The same goes for commercial IoT. We have been looking at every component individually and trying to integrate a solution that is just right for our business. But in doing that, we have also created something that is unique and harder to manage long term. The more custom software, the more consulting, and the more first-of-a-kind work you do may create some very interesting demonstrations. But this also creates incredible challenges when it comes to scaling and managing over time. From security, to reliability, to serviceability, custom work creates difficult challenges in the long run and can make a solution that seemed perfect on Day 1 seem very expensive and difficult by the end of Year 1 or 2 or 3.
As you expand solutions outside of your data center and outside of the cloud and into your physical buildings, manufacturing plants, healthcare facilities, retail stores, educational institutions and more, you will need to not only find solutions that work, but solutions that scale with a partner who has experience building and supporting technology globally.
Making IoT Simple for Businesses
This value applies to all types of businesses, regardless of their technology expertise.
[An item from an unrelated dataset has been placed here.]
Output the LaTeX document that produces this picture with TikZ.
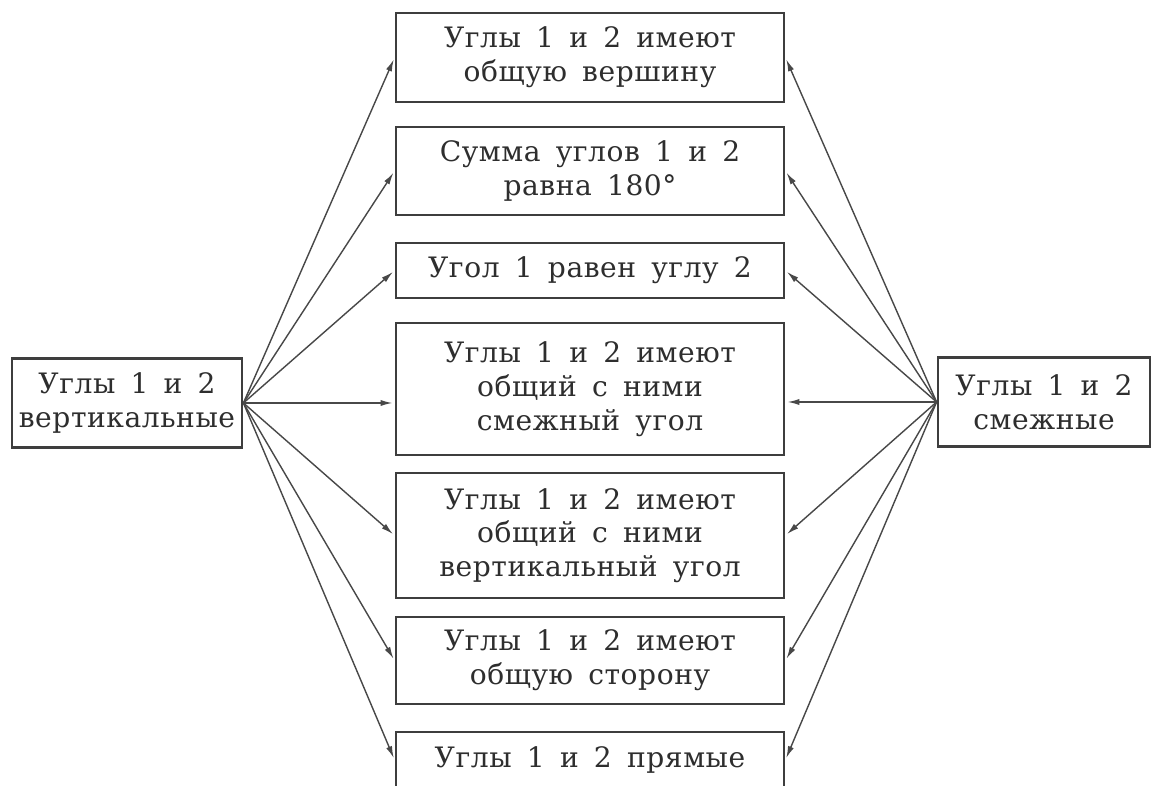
\documentclass[tikz,border=0pt]{standalone}
\usepackage{fontspec}
\setmainfont{DejaVu Serif}[LetterSpace=2,WordSpace=1.6]
\usetikzlibrary{arrows.meta}
\definecolor{inkgray}{HTML}{2E2E2E}
\definecolor{boxgray}{HTML}{3E3E3E}
\definecolor{linegray}{HTML}{484848}
\begin{document}
\begin{tikzpicture}[x=0.025cm,y=-0.025cm,
  box/.style={draw=boxgray, line width=2pt, align=center, inner sep=0pt,
    text=inkgray, font=\fontsize{20}{24}\selectfont},
  sz/.style 2 args={minimum width=#1*0.025cm, minimum height=#2*0.025cm},
  link/.style={draw=linegray, line width=1pt, shorten >=1.5pt,
    -{Latex[length=8.5pt,width=4.4pt]}}]
\clip (0,0) rectangle (1160,786);
\fill[white] (0,0) rectangle (1160,786);

% source boxes
\node[box, sz={230}{89}] (L) at (127,403) {Углы 1 и 2\\вертикальные};
\node[box, sz={212}{89}] (R) at (1044,402) {Углы 1 и 2\\смежные};

% property boxes
\node[box, sz={388}{89}]  (b1) at (590,57.5)  {Углы 1 и 2 имеют\\общую вершину};
\node[box, sz={388}{88}]  (b2) at (590,171)   {Сумма углов 1 и 2\\равна 180°};
\node[box, sz={388}{55}]  (b3) at (590,270.5) {Угол 1 равен углу 2};
\node[box, sz={388}{132}] (b4) at (590,389)   {Углы 1 и 2 имеют\\общий с ними\\смежный угол};
\node[box, sz={388}{125}] (b5) at (590,535.5) {Углы 1 и 2 имеют\\общий с ними\\вертикальный угол};
\node[box, sz={388}{87}]  (b6) at (590,660.5) {Углы 1 и 2 имеют\\общую сторону};
\node[box, sz={388}{56}]  (b7) at (590,760)   {Углы 1 и 2 прямые};

% arrows from the left box
\foreach \b in {b1,b2,b3,b5,b6,b7}
  \draw[link] (L.east) -- (\b.west);
\draw[link] (L.east) -- (L.east -| b4.west);

% arrows from the right box
\foreach \b in {b1,b2,b3,b5,b6,b7}
  \draw[link] (R.west) -- (\b.east);
\draw[link] (R.west) -- (R.west -| b4.east);
\end{tikzpicture}
\end{document}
Digitization of buildings can be split into two tracks: Infrastructure and Systems and Data and Insights. Infrastructure and systems covers everything from the underlying network, the sensors, and devices to the compute infrastructure that runs Operational Technology management applications. This intersection is where IT Operations teams can play a role in the digital transformation of real estate.
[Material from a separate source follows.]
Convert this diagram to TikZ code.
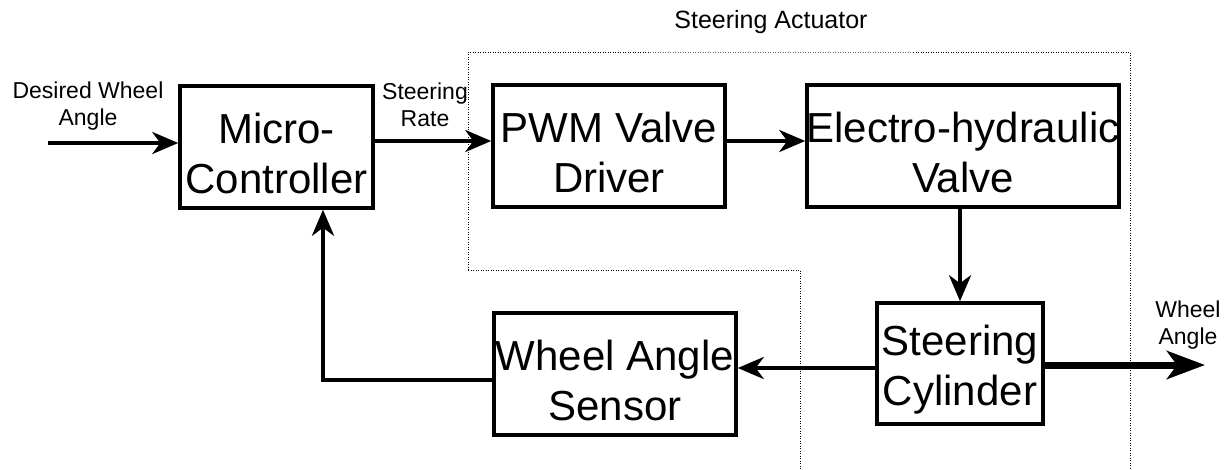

Building systems collect large amounts of data—however many building operators do not have what they need to use this data to help them build, run, and update these buildings. This is where Lenovo comes in: allowing them to focus on their expertise in analytics and data and operations, while we help them to validate scalable enterprise solutions and ensure successful deployments across their sites are effectively maintained during their lifecycle.
What’s Next? A Tech-Enabled Renaissance
Not many of us can predict the future with a strong degree of accuracy. Certainly, the pandemic has been the Black Swan few of us could have foreseen; however, we can be ready for the future by understanding the changing customer and end-user expectations and investing in technology to bring us closer to fulfilling those needs in the most efficient and intelligent way. Many scholars claim the disruption caused by the Black Death contributed to the Renaissance following it. As society responds to the disruption caused by COVID-19, a technology-led transformation should be on all our leader’s minds as IT becomes a critical driver of business performance.